RAW DATA |

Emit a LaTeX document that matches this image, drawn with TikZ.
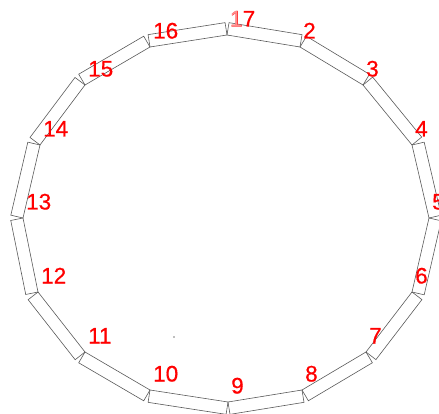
\documentclass[tikz,border=0pt]{standalone}
\usepackage{fontspec}
\setmainfont{Liberation Sans}
\usetikzlibrary{calc}
\begin{document}
\begin{tikzpicture}[x=1pt,y=-1pt,
  link/.style={draw=black!65, line width=0.6pt},
  lbl/.style={text=red, font=\fontsize{22.5}{27}\selectfont\addfontfeatures{FakeBold=0.6}, anchor=base west, inner sep=0pt}]
\useasboundingbox (0,0) rectangle (439,414);
\coordinate (v1) at (227,35);
\coordinate (v2) at (300,47);
\coordinate (v3) at (363,85);
\coordinate (v4) at (412,145);
\coordinate (v5) at (429,218);
\coordinate (v6) at (412,292);
\coordinate (v7) at (366,352);
\coordinate (v8) at (302,390);
\coordinate (v9) at (228,402);
\coordinate (v10) at (150,390);
\coordinate (v11) at (85,352);
\coordinate (v12) at (38,292);
\coordinate (v13) at (23,218);
\coordinate (v14) at (40,145);
\coordinate (v15) at (85,85);
\coordinate (v16) at (150,47);
\coordinate (v17) at (227,35);
\foreach \a/\b in {1/2,2/3,3/4,4/5,5/6,6/7,7/8,8/9,9/10,10/11,11/12,12/13,13/14,14/15,15/16,16/17}
  \draw[link] (v\a) -- (v\b) -- ($(v\b)!12.5pt!-90:(v\a)$) -- ($(v\a)!12.5pt!90:(v\b)$) -- cycle;
\foreach \i in {2,...,17}
  \node[lbl] (l\i) at ($(v\i)+(3,-8.5)$) {\i};
\node[lbl, text=red!45] (l1) at ($(v1)+(2.5,-8.5)$) {1};
\fill[gray!50] (173,336) rectangle (175,338);
\end{tikzpicture}
\end{document}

WHAT IS REQUIRED | Using the material above, return every line exactly as it appears, minus the pictures.

RESPONSE |
Emit a LaTeX document that matches this image, drawn with TikZ.
\documentclass[tikz,border=0pt]{standalone}
\usepackage{fontspec}
\setmainfont{Liberation Sans}
\usetikzlibrary{calc}
\begin{document}
\begin{tikzpicture}[x=1pt,y=-1pt,
  link/.style={draw=black!65, line width=0.6pt},
  lbl/.style={text=red, font=\fontsize{22.5}{27}\selectfont\addfontfeatures{FakeBold=0.6}, anchor=base west, inner sep=0pt}]
\useasboundingbox (0,0) rectangle (439,414);
\coordinate (v1) at (227,35);
\coordinate (v2) at (300,47);
\coordinate (v3) at (363,85);
\coordinate (v4) at (412,145);
\coordinate (v5) at (429,218);
\coordinate (v6) at (412,292);
\coordinate (v7) at (366,352);
\coordinate (v8) at (302,390);
\coordinate (v9) at (228,402);
\coordinate (v10) at (150,390);
\coordinate (v11) at (85,352);
\coordinate (v12) at (38,292);
\coordinate (v13) at (23,218);
\coordinate (v14) at (40,145);
\coordinate (v15) at (85,85);
\coordinate (v16) at (150,47);
\coordinate (v17) at (227,35);
\foreach \a/\b in {1/2,2/3,3/4,4/5,5/6,6/7,7/8,8/9,9/10,10/11,11/12,12/13,13/14,14/15,15/16,16/17}
  \draw[link] (v\a) -- (v\b) -- ($(v\b)!12.5pt!-90:(v\a)$) -- ($(v\a)!12.5pt!90:(v\b)$) -- cycle;
\foreach \i in {2,...,17}
  \node[lbl] (l\i) at ($(v\i)+(3,-8.5)$) {\i};
\node[lbl, text=red!45] (l1) at ($(v1)+(2.5,-8.5)$) {1};
\fill[gray!50] (173,336) rectangle (175,338);
\end{tikzpicture}
\end{document}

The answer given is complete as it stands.